In a variable's Behavior Rules, you only need to spell out, in plain words, what the variable is and when it should change. You don't need to mention syntax like [health: -1] — our engine has already taught the AI that part.

✅ Write this: "Decreases when the player takes physical damage, scaled by severity. A punch -5 to -10, a sword slash -15 to -25. Recovers slowly when resting."

In the editor, open the Variables section. Each variable has a name, type, default value, and Behavior Rules.

Variables section in the editor

The horror world from the entries page uses 5 variables: health (number, 0-5), energy (number, 0-8), day count (number, 1-14), game phase (string, "Night" or "Day"), and armed status (boolean).
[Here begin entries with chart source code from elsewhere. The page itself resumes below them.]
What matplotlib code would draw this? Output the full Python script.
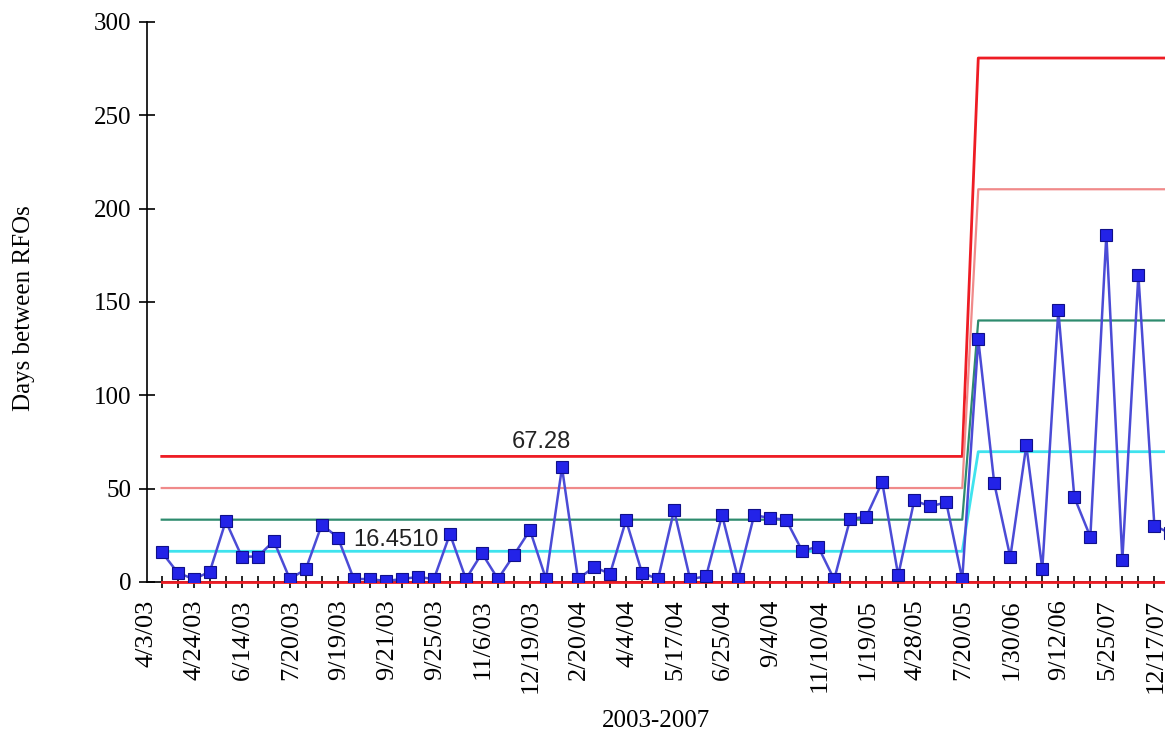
import numpy as np
import matplotlib.pyplot as plt
import matplotlib.transforms as mtransforms

# Days between RFOs, one value per event
days = [16, 5, 1.5, 5.5, 32.6, 13.6, 13.6, 22, 1.6, 6.9,
        30.8, 23.8, 1.6, 1.6, 0.5, 1.6, 2.7, 1.6, 25.7, 1.6,
        15.4, 1.6, 14.5, 27.8, 1.6, 61.4, 1.6, 8, 4.4, 33.1,
        4.8, 1.6, 38.4, 1.6, 3, 35.8, 1.6, 35.8, 34.3, 33.3,
        16.7, 18.9, 1.4, 33.8, 34.9, 53.5, 3.5, 43.7, 40.5, 42.7,
        1.5, 130, 52.8, 13.3, 73.2, 7, 145.5, 45.4, 24.2, 186,
        12, 164.5, 30.2, 26]

# tick labels, one every 3rd point
date_labels = ['4/3/03', '4/24/03', '6/14/03', '7/20/03', '9/19/03', '9/21/03',
               '9/25/03', '11/6/03', '12/19/03', '2/20/04', '4/4/04', '5/17/04',
               '6/25/04', '9/4/04', '11/10/04', '1/19/05', '4/28/05', '7/20/05',
               '1/30/06', '9/12/06', '5/25/07', '12/17/07']

# control limits: centre, +1 sigma, +2 sigma, UCL for each phase
phase1_limits = [16.451, 33.39, 50.34, 67.28]
phase2_limits = [69.8, 140.1, 210.4, 280.7]
phase2_start = 51
lcl = 0

n = len(days)
x = np.arange(n)

def limit_series(i):
    return np.where(x < phase2_start, phase1_limits[i], phase2_limits[i])

fig = plt.figure(figsize=(11.65, 7.36), dpi=100)
ax = fig.add_axes([147 / 1165, 1 - 582 / 736, (1180 - 147) / 1165, 560 / 736])

ax.plot(x, limit_series(3), color='#ee1c24', lw=2, zorder=2)
ax.plot(x, limit_series(2), color='#f08a8a', lw=1.6, zorder=2)
ax.plot(x, limit_series(1), color='#2e8b6e', lw=1.6, zorder=2)
ax.plot(x, limit_series(0), color='#3fe3ee', lw=2, zorder=2)
ax.plot(x, np.full(n, lcl), color='#ee1c24', lw=2, zorder=2, clip_on=False)

ax.plot(x, days, color='#4b4bd6', lw=1.8, marker='s', markersize=8,
        markerfacecolor='#2323e8', markeredgecolor='#10108a', markeredgewidth=0.8, zorder=3)

ax.text(23.7, 75, f'{phase1_limits[3]:.2f}', fontsize=17, family='Liberation Sans',
        ha='center', va='center', color='#222222')
ax.text(14.6, 22.5, f'{phase1_limits[0]:.4f}', fontsize=17, family='Liberation Sans',
        ha='center', va='center', color='#222222')

ax.set_xlim(-0.92, 63.6)
ax.set_ylim(0, 300)
ax.set_yticks(range(0, 301, 50))
ax.set_xticks(x)
labels = [''] * n
for k, lab in enumerate(date_labels):
    labels[k * 3] = lab
ax.set_xticklabels(labels, rotation=90, fontsize=19, family='Liberation Serif')
ax.tick_params(axis='y', direction='inout', length=12, width=1.2, pad=5,
               labelsize=18, labelfontfamily='Liberation Serif')
ax.tick_params(axis='x', direction='inout', length=9, width=1.2, pad=8)

offset = mtransforms.ScaledTranslation(-0.15, 0, fig.dpi_scale_trans)
for lab in ax.xaxis.get_majorticklabels():
    lab.set_transform(lab.get_transform() + offset)

for side in ['top', 'right']:
    ax.spines[side].set_visible(False)
ax.spines['left'].set_linewidth(1.2)
ax.spines['bottom'].set_linewidth(1.2)
ax.spines['bottom'].set_zorder(1)

ax.set_ylabel('Days between RFOs', fontsize=18, family='Liberation Serif')
ax.yaxis.set_label_coords((35 - 147) / 1033, (582 - 308) / 560)
ax.set_xlabel('2003-2007', fontsize=18, family='Liberation Serif')
ax.xaxis.set_label_coords((656 - 147) / 1033, (582 - 710) / 560)

fig.savefig('out.png', dpi=100)
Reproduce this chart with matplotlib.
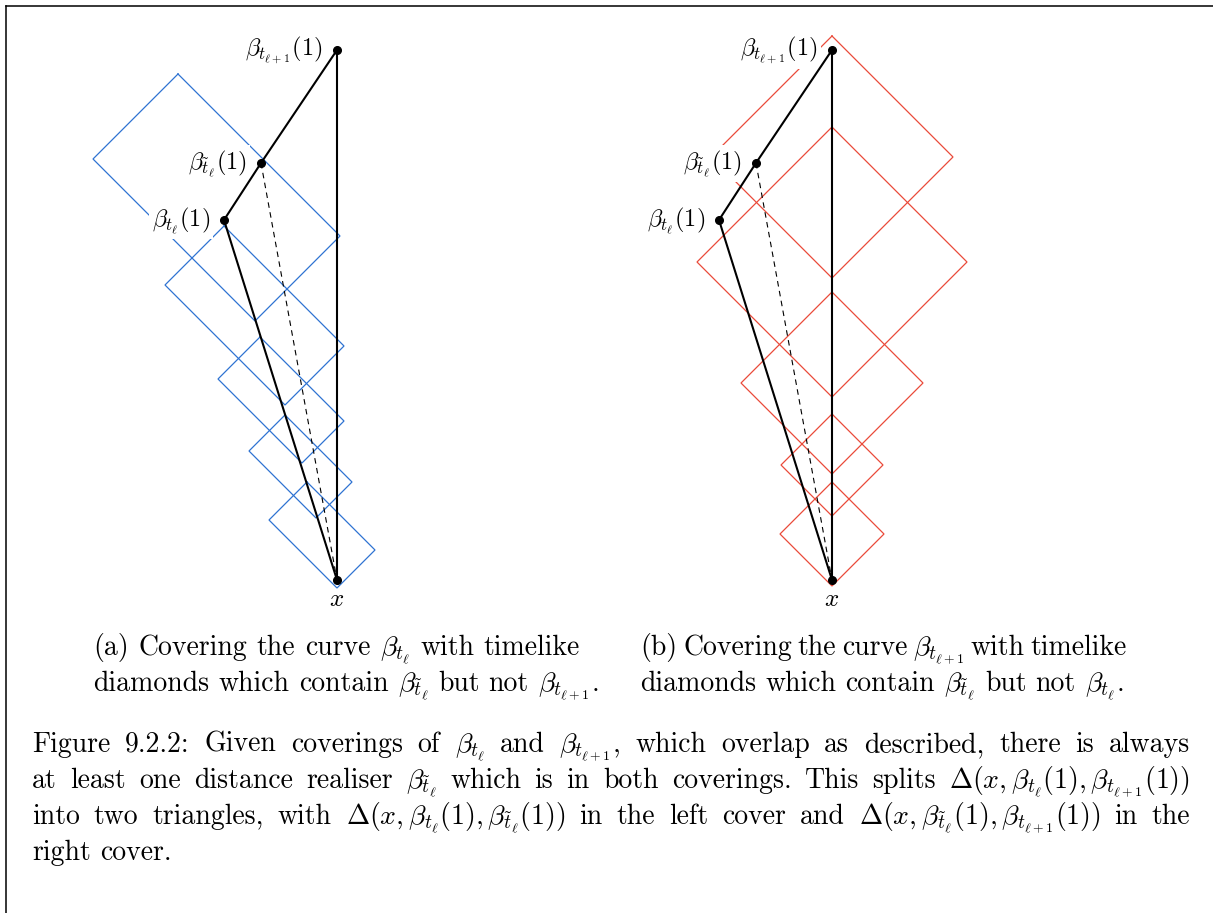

That's enough to run a full 14-night survival game.

Each turn, the AI reads the current values, writes directives like [health: -1] in its reply, and the engine extracts them and updates the state.

Variable Types

Number

Tracks quantities: health, gold, affinity, day count, hunger.

You can set min/max bounds, and the engine clamps to range automatically.

String

Tracks text state: location, mood, current quest, time of day.

Boolean

Tracks true/false flags: has a key, met the NPC, triggered an event.

JSON

Tracks complex structures: inventory arrays, NPC relationship objects, quest logs, map data.

JSON variables support dot-path updates — you can modify a nested field without rewriting the whole object.

Behavior Rules — The Most Important Part

Behavior Rules are plain-language instructions that teach the AI when and how to change a variable. Without them, the AI won't reliably use your variables.

(In the editor this field is labeled Behavior Rules. We call it Behavior Rules here to keep it distinct from the automation system the editor calls Behaviors.)

Good Behavior Rules

Variable: Health:

This is the player's health. 0 = death — describe a death scene and end the game. 1-20 = critical (bleeding, difficulty breathing). 20-50 = wounded (pain affects actions). 50-80 = bruised (minor discomfort). 80-100 = healthy.

Decrease on physical damage proportional to severity. A punch: -5 to -10. A sword slash: -15 to -25. A fall from height: -20 to -40. Recover slowly when resting (+5 per rest scene) or healing (+10 to +30). Never change by more than 30 in a single turn.

Patterns That Work

Numeric ranges — define what each range means narratively:

0 = game over. 1-25 = desperate. 26-50 = struggling. 51-75 = capable. 76-100 = confident.

Triggers — when should this change:

Increases when the player helps villagers, gives gifts, or protects them. Decreases on theft, threats, or broken promises.

Limits — prevent wild swings:

Never change by more than 10 in one turn. Minimum 0, maximum 100.

TIP

Two to four sentences is usually enough. If your Behavior Rules run longer than a short paragraph, it's time to trim. The AI is smart — give it the concept and the boundaries, not a 500-word essay.